Como foi a preparação desse espetáculo na época da sua realização?
O Palhaço Jurema e os Peixinhos Dourados, adaptação do conto “O Palhaço”, de Hermilo Borba Filho, se deu no bojo de um projeto maior, o que chamamos de “As Dores do Homem: 03 X Hermilo”. Desta iniciativa, foram produzido os espetáculos A Gloriosa Vida e o Triste Fim de Zumba-sem-dente, Mucurana, o Peixe e O Palhaço Jurema e os Peixinhos Dourados. O primeiro teve patrocínio da CHESF, os dois últimos foram ganhadores do Prêmio Miriam Muniz, da Funarte/ Ministério da Cultura. A montagem do Palhaço… foi em 2006, ainda dentro do Centro de Pesquisa Teatral do Recife (CPT-Recife), iniciativa de Carlos Carvalho de compartilhamento de saberes e difusão das artes cênicas. O período de ensaios se estendeu por 09 meses, de segunda e sexta-feira, com 05 horas diárias de trabalho com o espaço-tempo, com o tratamento dramatúrgico ao conto e com o a preparação do elenco.
O que motivou o grupo a voltar com o espetáculo após esse período?
As pessoas que formavam a equipe original nunca de fato se afastaram, mesmo com cada um tendo de administrar os seus projetos independentes e pessoais. Voltar com o Palhaço Jurema… é apostar na reaproximação de interesses de criação e de produção. Também por que temos no horizonte o ano de 2017, quando se deve comemorar o Centenário de nascimento do autor. Neste sentido, a idéia é remontar os primeiros três espetáculos acima citados, refazendo toda a trilogia.
O que vocês sentem que mudou desde a temporada anterior para esta?
Incrível como o tempo histórico estabelece mudanças de toda ordem. Os tempos são outros, de fato. Agora se prolifera na sociedade uma censura inacreditável do politicamente correto. E é preciso fazer frente a isso. O palhaço é uma aposta na força que a arte tem de dizer coisas que podem até nos incomodar, nos ferir, mas para nos fazer sair do lugar, é para produzir deslocamentos internos, reavaliações. O espetáculo é um tiro no senso comum do que é um artista, um ponta-pé no certinho, corretinho, bonitinho, engraçadinho. Impera ali o terrível, a fantasia, a loucura, o crime, a miséria humana.
Temos hoje um entendimento semelhante ao que tínhamos em 2006, sobre a dramaturgia e a encenação, mas não igual. Ao voltarmos os olhos para a montagem passada percebemos que havia uma melhor maneira de mergulhar na história articulando novos signos, símbolos, imagens, sonoridades.
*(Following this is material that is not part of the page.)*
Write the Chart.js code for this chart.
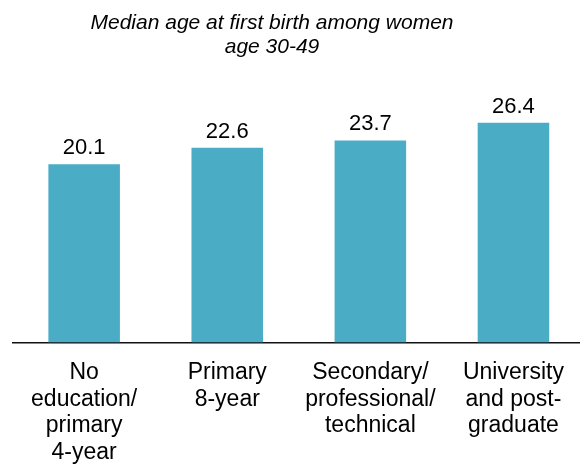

Antes não tínhamos mergulhado com tanta profundidade da alma do Jurema, e desta forma seus conflitos não apareciam com tantos detalhes e riquezas na hora da exposição. O mundo esquizofrênico do personagem surge e se revela (o dentro e o fora). Os estilhaços da sua “persona” foram melhor delineados. E tudo para imprimir no público a desconfiança de que poderia ter sido diferente, de que havia vários caminhos e muitas veredas, que não necessariamente deveria ter levado a história a terminar como termina. E este incômodo nos é muito caro. A gente se engraça com o Palhaço para depois sacar que foi tudo uma armadilha armada pelo apagar a linha tênue entre o real e o imaginado.
Tudo isso sendo conduzido numa linha do tempo que em nenhum momento é linear, embora possa assim parecer. Todas essas mudanças imprimiram um trabalho mais intenso dos atores – Gilberto Brito e Andrezza Alves – que sem dúvida nenhuma demonstram nas suas atuações o quanto tem de rigor e prazer a serviço do teatro.
Como vocês percebem o espetáculo no contexto da cena pernambucana, na primeira montagem e nesta nova?
Penso que é uma importante contribuição em vários aspectos, antes e agora. Uma montagem desta vez realizada sem nenhum investimento público de Leis de Incentivo, com recursos próprios e com o auxílio e boa vontade de amigos. Também é importante por oferecer aos outros criadores teatrais uma adaptação da obra de Hermilo Borba Filho, que é tão pouco conhecido ainda, infelizmente, um homem que é essencial como encenador e pesquisador do teatro e dos espetáculos dramáticos populares. E também pelo nível de qualidade artística do espetáculo. E, por último, por renovar o compromisso que a gente tem com a pesquisa do teatro de grupo.